A military ship, or any spaceship, would be more visible in the optical and infrared, when thrusting. More visible from the stern (more precisely, the direction of thrust) than the bow. The visibility depends on the type of engine used, but as long as it isn’t emitting a lot of radio energy, it won’t be detectable at great distance. As an example to illustrate this, recall that the volcanic activity on Io, one of Jupiter’s moons, was not discovered until Voyager 1 flew by it in March, 1979. I don’t know if they have been detected since then by any Earth-based or LEO-based optical or infrared telescopes, but the point is that they are very difficult to detect from the typical Earth-Jupiter distance. And they are very hot, and much bigger than any rocket engine yet proposed.

Radar may not play as important a role in space warfare as it has in Earth warfare. Radar returns are attenuated by a factor of 1/r^4. In other words, it takes 16 times as much power to detect something twice as far away. So you quickly reach a distance beyond which you can’t detect something as large as a ship. For modern military radars, that maximum range is classified, but a ballpark figure might be a few hundred, or maybe a thousand, kilometers. You might imagine a much more powerful radar, with 16 times the power, able to reach out to 2000 km, or with 256 times the power, at 4000 km. You can see that you are going to need an “astronomical” amout of power to get out to a few million km. That’s why radar is used in astronomy only for near Earth objects, or by sensors that get close to their targets.

If warfare becomes large-scale enough that light delay becomes a factor, then radar pays another penalty, for relying on a there-and-back light time.

From the stealth point of view, the bad thing about radio waves is that they travel great distances, through atmospheres and interplanetary dust, needing very little power. But on the positive side, they are hard to pin down, in terms of direction. It's difficult to tell exactly where a radio source is located. There are many ways around this, involving advanced antenna design, multiple sensors, etc, but the fundamental difficulty remains. The offense will probably have to send a missile in the general direction of a radio source, and then use radar or optical/infrared sensors mounted on the missile, when it gets close.

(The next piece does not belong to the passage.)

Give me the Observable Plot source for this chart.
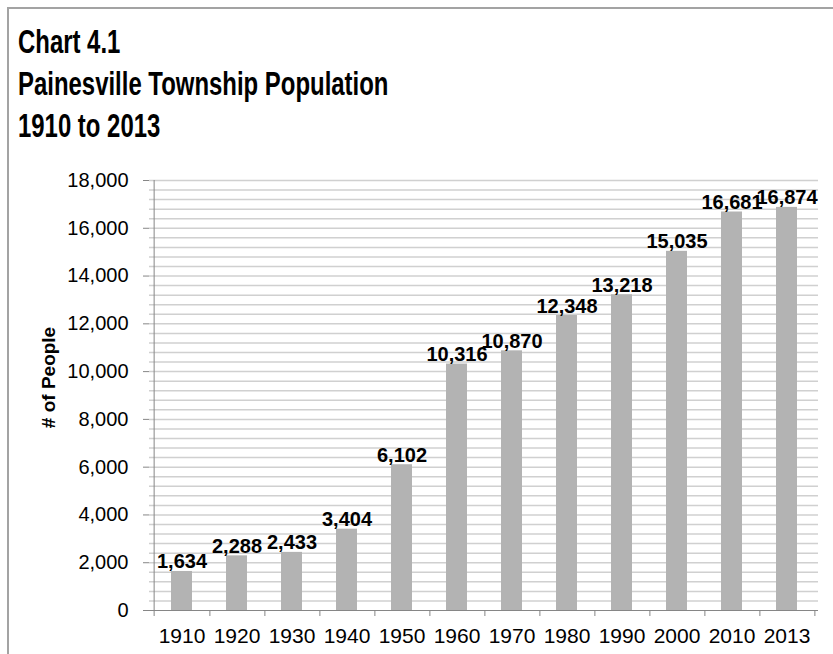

A population center might also deploy decoys (imagine a decoy city in space!) or other countermeasures. But the best policy is to turn off any source of radio. And hide under a very dark or camoflaged covering.

Even though radar won’t be as important in space warfare (at least at long range), the passive detection of radio signals will be crucial. The military will use radio telescopes to identify targets, and populations must avoid any radio emissions. Developing a civilization without radio emissions will be difficult, but the alternative is extinction.